Job — Copy out the listing that follows, exact in every word, and skip the images.

Dataset excerpt —
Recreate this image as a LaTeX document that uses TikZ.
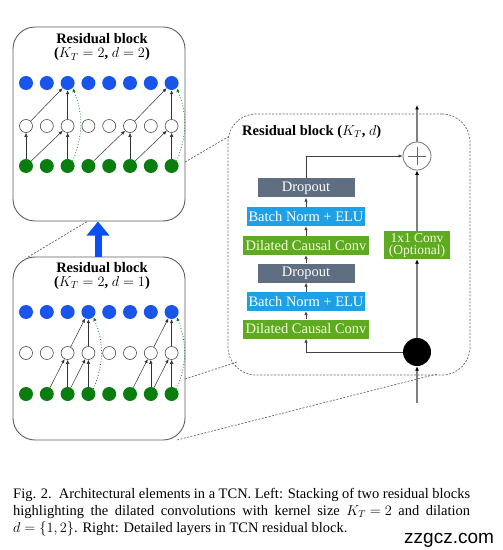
\documentclass[tikz,border=0pt]{standalone}
\usepackage{fontspec}
\setmainfont{Liberation Serif}
\newfontfamily\wmfont{Liberation Sans}
\usetikzlibrary{arrows.meta,calc}
\definecolor{nodeblue}{RGB}{25,85,235}
\definecolor{nodegreen}{RGB}{10,125,15}
\definecolor{dropgray}{RGB}{95,110,128}
\definecolor{bnblue}{RGB}{30,160,230}
\definecolor{convgreen}{RGB}{95,170,35}
\definecolor{convtext}{RGB}{245,255,215}
\definecolor{boxgray}{RGB}{95,95,95}
\definecolor{arrowblue}{RGB}{10,80,240}
\begin{document}
\begin{tikzpicture}[x=1bp,y=-1bp,
  lbox/.style={draw=boxgray, line width=0.9bp, rounded corners=22bp, fill=white, inner sep=0},
  bcirc/.style={circle, fill=nodeblue, minimum size=14bp, inner sep=0},
  wcirc/.style={circle, draw=black!70, fill=white, minimum size=13bp, inner sep=0, line width=0.6bp},
  gcirc/.style={circle, fill=nodegreen, minimum size=14bp, inner sep=0},
  conn/.style={-{Latex[length=4bp,width=3.5bp]}, line width=0.5bp, black!80},
  skipc/.style={-{Latex[length=4bp,width=3.5bp]}, dotted, line width=0.8bp, nodegreen},
  title/.style={inner sep=0, font=\fontsize{14.5bp}{14.5bp}\selectfont\bfseries},
  layer/.style={minimum height=19bp, inner sep=0, font=\fontsize{14.5bp}{14.5bp}\selectfont},
  flow/.style={-{Latex[length=4bp,width=3.5bp]}, line width=0.7bp, black!75},
  skipflow/.style={-{Latex[length=4.5bp,width=4bp,color=black]}, line width=1.3bp, black!50},
  dotline/.style={draw=black!60, line width=0.7bp, dash pattern=on 2bp off 1.5bp},
  captext/.style={anchor=base west, inner sep=0, font=\fontsize{14.5bp}{17bp}\selectfont}
]
\useasboundingbox (0,0) rectangle (503,550);

% ---------- left boxes ----------
\node[lbox, minimum width=172bp, minimum height=194bp] (topbox) at (99,124) {};
\node[lbox, minimum width=172bp, minimum height=183bp] (lowbox) at (99,348.5) {};

\node[title, anchor=base] (tt1) at (102,44) {Residual block};
\node[title, anchor=base] (tt2) at (102,58) {($K_T=2$, $d=2$)};
\node[title, anchor=base] (lt1) at (102,272) {Residual block};
\node[title, anchor=base] (lt2) at (102,286) {($K_T=2$, $d=1$)};

\foreach \i in {0,...,7} {
  \pgfmathsetmacro\xx{26+20.8*\i}
  \node[bcirc] (tb\i) at (\xx,83) {};
  \node[wcirc] (tw\i) at (\xx,126) {};
  \node[gcirc] (tg\i) at (\xx,166) {};
  \node[bcirc] (lb\i) at (\xx,312) {};
  \node[wcirc] (lw\i) at (\xx,353) {};
  \node[gcirc] (lg\i) at (\xx,394) {};
}

% top box, d=2
\foreach \a/\b in {tg0/tw0, tg0/tw2, tg2/tw2, tg3/tw5, tg5/tw5, tg5/tw7, tg7/tw7,
                   tw0/tb2, tw2/tb2, tw5/tb7, tw7/tb7}
  \draw[conn] (\a) -- (\b);
\draw[skipc] (tg2.north east) to[bend right=22] (tb2.south east);
\draw[skipc] (tg7.north east) to[bend right=22] (tb7.south east);

% lower box, d=1
\foreach \a/\b in {lg1/lw2, lg2/lw2, lg2/lw3, lg3/lw3, lg5/lw6, lg6/lw6, lg6/lw7, lg7/lw7,
                   lw2/lb3, lw3/lb3, lw6/lb7, lw7/lb7}
  \draw[conn] (\a) -- (\b);
\draw[skipc] (lg3.north east) to[bend right=22] (lb3.south east);
\draw[skipc] (lg7.north east) to[bend right=22] (lb7.south east);

% blue arrow between blocks
\draw[arrowblue, line width=7bp, -{Triangle[width=22bp,length=14bp]}] (98,257) -- (98,221.5);

% ---------- right detail box ----------
\node[dotline, rounded corners=28bp, minimum width=242bp, minimum height=261bp, inner sep=0] (rbox) at (349,244.5) {};
\node[anchor=west, inner sep=0, font=\fontsize{14.5bp}{14.5bp}\selectfont\bfseries] (rtitle) at (242,132) {Residual block ($K_T$, $d$)};

\node[layer, fill=dropgray, text=white, minimum width=97bp] (drop1) at (306,188) {Dropout};
\node[layer, fill=bnblue, text=white, minimum width=118bp] (bn1) at (306,216.5) {Batch Norm + ELU};
\node[layer, fill=convgreen, text=convtext, minimum width=126bp] (dcc1) at (306,245.5) {Dilated Causal Conv};
\node[layer, fill=dropgray, text=white, minimum width=97bp] (drop2) at (306,273) {Dropout};
\node[layer, fill=bnblue, text=white, minimum width=118bp] (bn2) at (306,301.5) {Batch Norm + ELU};
\node[layer, fill=convgreen, text=convtext, minimum width=126bp] (dcc2) at (306,329) {Dilated Causal Conv};
\node[fill=convgreen, text=convtext, minimum width=66bp, minimum height=28bp, inner sep=0, align=center,
      font=\fontsize{13.5bp}{12bp}\selectfont] (conv) at (417,245) {1x1 Conv\\(Optional)};

\node[circle, draw=black!55, fill=white, line width=0.8bp, minimum size=28bp, inner sep=0] (plus) at (417,156) {};
\draw[black!60, line width=0.8bp] ($(plus.center)+(-9,0)$) -- ($(plus.center)+(9,0)$)
                                   ($(plus.center)+(0,-9)$) -- ($(plus.center)+(0,9)$);
\node[circle, fill=black, minimum size=28bp, inner sep=0] (dot) at (417,352) {};
\coordinate (outp) at (417,105);
\coordinate (inp) at (417,403);

\draw[flow] (dcc1) -- (bn1);
\draw[flow] (bn1) -- (drop1);
\draw[flow] (drop2) -- (dcc1);
\draw[flow] (bn2) -- (drop2);
\draw[flow] (dcc2) -- (bn2);
\draw[flow] (drop1.north) |- (plus.west);
\draw[flow] (dot.west) -| (dcc2.south);
\draw[skipflow] (inp) -- (dot.south);
\draw[skipflow] (dot.north) -- (conv.south);
\draw[skipflow] (conv.north) -- (plus.south);
\draw[skipflow] (plus.north) -- (outp);

% ---------- zoom lines ----------
\coordinate (z1a) at (185,162); \coordinate (z1b) at (228,137);
\coordinate (z2a) at (185,379); \coordinate (z2b) at (237,362);
\coordinate (z3a) at (177,440); \coordinate (z3b) at (437,374);
\coordinate (z4a) at (28,257);  \coordinate (z4b) at (88,221);
\draw[dotline] (z1a) -- (z1b);
\draw[dotline] (z2a) -- (z2b);
\draw[dotline] (z3a) -- (z3b);
\draw[dotline] (z4a) -- (z4b);

% ---------- caption ----------
\node[captext] (cap1) at (13,498) {\makebox[457bp][s]{Fig. 2.\ \ Architectural elements in a TCN. Left: Stacking of two residual blocks}};
\node[captext] (cap2) at (13,515) {\makebox[457bp][s]{highlighting the dilated convolutions with kernel size \mbox{$K_T = 2$} and dilation}};
\node[captext] (cap3) at (13,532) {$d = \{1, 2\}$. Right: Detailed layers in TCN residual block.};
\node[anchor=base west, inner sep=0, font=\wmfont\fontsize{19bp}{19bp}\selectfont] (wm) at (404,543) {zzgcz.com};
\end{tikzpicture}
\end{document}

Answer to the exercise —
Recreate this image as a LaTeX document that uses TikZ.
\documentclass[tikz,border=0pt]{standalone}
\usepackage{fontspec}
\setmainfont{Liberation Serif}
\newfontfamily\wmfont{Liberation Sans}
\usetikzlibrary{arrows.meta,calc}
\definecolor{nodeblue}{RGB}{25,85,235}
\definecolor{nodegreen}{RGB}{10,125,15}
\definecolor{dropgray}{RGB}{95,110,128}
\definecolor{bnblue}{RGB}{30,160,230}
\definecolor{convgreen}{RGB}{95,170,35}
\definecolor{convtext}{RGB}{245,255,215}
\definecolor{boxgray}{RGB}{95,95,95}
\definecolor{arrowblue}{RGB}{10,80,240}
\begin{document}
\begin{tikzpicture}[x=1bp,y=-1bp,
  lbox/.style={draw=boxgray, line width=0.9bp, rounded corners=22bp, fill=white, inner sep=0},
  bcirc/.style={circle, fill=nodeblue, minimum size=14bp, inner sep=0},
  wcirc/.style={circle, draw=black!70, fill=white, minimum size=13bp, inner sep=0, line width=0.6bp},
  gcirc/.style={circle, fill=nodegreen, minimum size=14bp, inner sep=0},
  conn/.style={-{Latex[length=4bp,width=3.5bp]}, line width=0.5bp, black!80},
  skipc/.style={-{Latex[length=4bp,width=3.5bp]}, dotted, line width=0.8bp, nodegreen},
  title/.style={inner sep=0, font=\fontsize{14.5bp}{14.5bp}\selectfont\bfseries},
  layer/.style={minimum height=19bp, inner sep=0, font=\fontsize{14.5bp}{14.5bp}\selectfont},
  flow/.style={-{Latex[length=4bp,width=3.5bp]}, line width=0.7bp, black!75},
  skipflow/.style={-{Latex[length=4.5bp,width=4bp,color=black]}, line width=1.3bp, black!50},
  dotline/.style={draw=black!60, line width=0.7bp, dash pattern=on 2bp off 1.5bp},
  captext/.style={anchor=base west, inner sep=0, font=\fontsize{14.5bp}{17bp}\selectfont}
]
\useasboundingbox (0,0) rectangle (503,550);

% ---------- left boxes ----------
\node[lbox, minimum width=172bp, minimum height=194bp] (topbox) at (99,124) {};
\node[lbox, minimum width=172bp, minimum height=183bp] (lowbox) at (99,348.5) {};

\node[title, anchor=base] (tt1) at (102,44) {Residual block};
\node[title, anchor=base] (tt2) at (102,58) {($K_T=2$, $d=2$)};
\node[title, anchor=base] (lt1) at (102,272) {Residual block};
\node[title, anchor=base] (lt2) at (102,286) {($K_T=2$, $d=1$)};

\foreach \i in {0,...,7} {
  \pgfmathsetmacro\xx{26+20.8*\i}
  \node[bcirc] (tb\i) at (\xx,83) {};
  \node[wcirc] (tw\i) at (\xx,126) {};
  \node[gcirc] (tg\i) at (\xx,166) {};
  \node[bcirc] (lb\i) at (\xx,312) {};
  \node[wcirc] (lw\i) at (\xx,353) {};
  \node[gcirc] (lg\i) at (\xx,394) {};
}

% top box, d=2
\foreach \a/\b in {tg0/tw0, tg0/tw2, tg2/tw2, tg3/tw5, tg5/tw5, tg5/tw7, tg7/tw7,
                   tw0/tb2, tw2/tb2, tw5/tb7, tw7/tb7}
  \draw[conn] (\a) -- (\b);
\draw[skipc] (tg2.north east) to[bend right=22] (tb2.south east);
\draw[skipc] (tg7.north east) to[bend right=22] (tb7.south east);

% lower box, d=1
\foreach \a/\b in {lg1/lw2, lg2/lw2, lg2/lw3, lg3/lw3, lg5/lw6, lg6/lw6, lg6/lw7, lg7/lw7,
                   lw2/lb3, lw3/lb3, lw6/lb7, lw7/lb7}
  \draw[conn] (\a) -- (\b);
\draw[skipc] (lg3.north east) to[bend right=22] (lb3.south east);
\draw[skipc] (lg7.north east) to[bend right=22] (lb7.south east);

% blue arrow between blocks
\draw[arrowblue, line width=7bp, -{Triangle[width=22bp,length=14bp]}] (98,257) -- (98,221.5);

% ---------- right detail box ----------
\node[dotline, rounded corners=28bp, minimum width=242bp, minimum height=261bp, inner sep=0] (rbox) at (349,244.5) {};
\node[anchor=west, inner sep=0, font=\fontsize{14.5bp}{14.5bp}\selectfont\bfseries] (rtitle) at (242,132) {Residual block ($K_T$, $d$)};

\node[layer, fill=dropgray, text=white, minimum width=97bp] (drop1) at (306,188) {Dropout};
\node[layer, fill=bnblue, text=white, minimum width=118bp] (bn1) at (306,216.5) {Batch Norm + ELU};
\node[layer, fill=convgreen, text=convtext, minimum width=126bp] (dcc1) at (306,245.5) {Dilated Causal Conv};
\node[layer, fill=dropgray, text=white, minimum width=97bp] (drop2) at (306,273) {Dropout};
\node[layer, fill=bnblue, text=white, minimum width=118bp] (bn2) at (306,301.5) {Batch Norm + ELU};
\node[layer, fill=convgreen, text=convtext, minimum width=126bp] (dcc2) at (306,329) {Dilated Causal Conv};
\node[fill=convgreen, text=convtext, minimum width=66bp, minimum height=28bp, inner sep=0, align=center,
      font=\fontsize{13.5bp}{12bp}\selectfont] (conv) at (417,245) {1x1 Conv\\(Optional)};

\node[circle, draw=black!55, fill=white, line width=0.8bp, minimum size=28bp, inner sep=0] (plus) at (417,156) {};
\draw[black!60, line width=0.8bp] ($(plus.center)+(-9,0)$) -- ($(plus.center)+(9,0)$)
                                   ($(plus.center)+(0,-9)$) -- ($(plus.center)+(0,9)$);
\node[circle, fill=black, minimum size=28bp, inner sep=0] (dot) at (417,352) {};
\coordinate (outp) at (417,105);
\coordinate (inp) at (417,403);

\draw[flow] (dcc1) -- (bn1);
\draw[flow] (bn1) -- (drop1);
\draw[flow] (drop2) -- (dcc1);
\draw[flow] (bn2) -- (drop2);
\draw[flow] (dcc2) -- (bn2);
\draw[flow] (drop1.north) |- (plus.west);
\draw[flow] (dot.west) -| (dcc2.south);
\draw[skipflow] (inp) -- (dot.south);
\draw[skipflow] (dot.north) -- (conv.south);
\draw[skipflow] (conv.north) -- (plus.south);
\draw[skipflow] (plus.north) -- (outp);

% ---------- zoom lines ----------
\coordinate (z1a) at (185,162); \coordinate (z1b) at (228,137);
\coordinate (z2a) at (185,379); \coordinate (z2b) at (237,362);
\coordinate (z3a) at (177,440); \coordinate (z3b) at (437,374);
\coordinate (z4a) at (28,257);  \coordinate (z4b) at (88,221);
\draw[dotline] (z1a) -- (z1b);
\draw[dotline] (z2a) -- (z2b);
\draw[dotline] (z3a) -- (z3b);
\draw[dotline] (z4a) -- (z4b);

% ---------- caption ----------
\node[captext] (cap1) at (13,498) {\makebox[457bp][s]{Fig. 2.\ \ Architectural elements in a TCN. Left: Stacking of two residual blocks}};
\node[captext] (cap2) at (13,515) {\makebox[457bp][s]{highlighting the dilated convolutions with kernel size \mbox{$K_T = 2$} and dilation}};
\node[captext] (cap3) at (13,532) {$d = \{1, 2\}$. Right: Detailed layers in TCN residual block.};
\node[anchor=base west, inner sep=0, font=\wmfont\fontsize{19bp}{19bp}\selectfont] (wm) at (404,543) {zzgcz.com};
\end{tikzpicture}
\end{document}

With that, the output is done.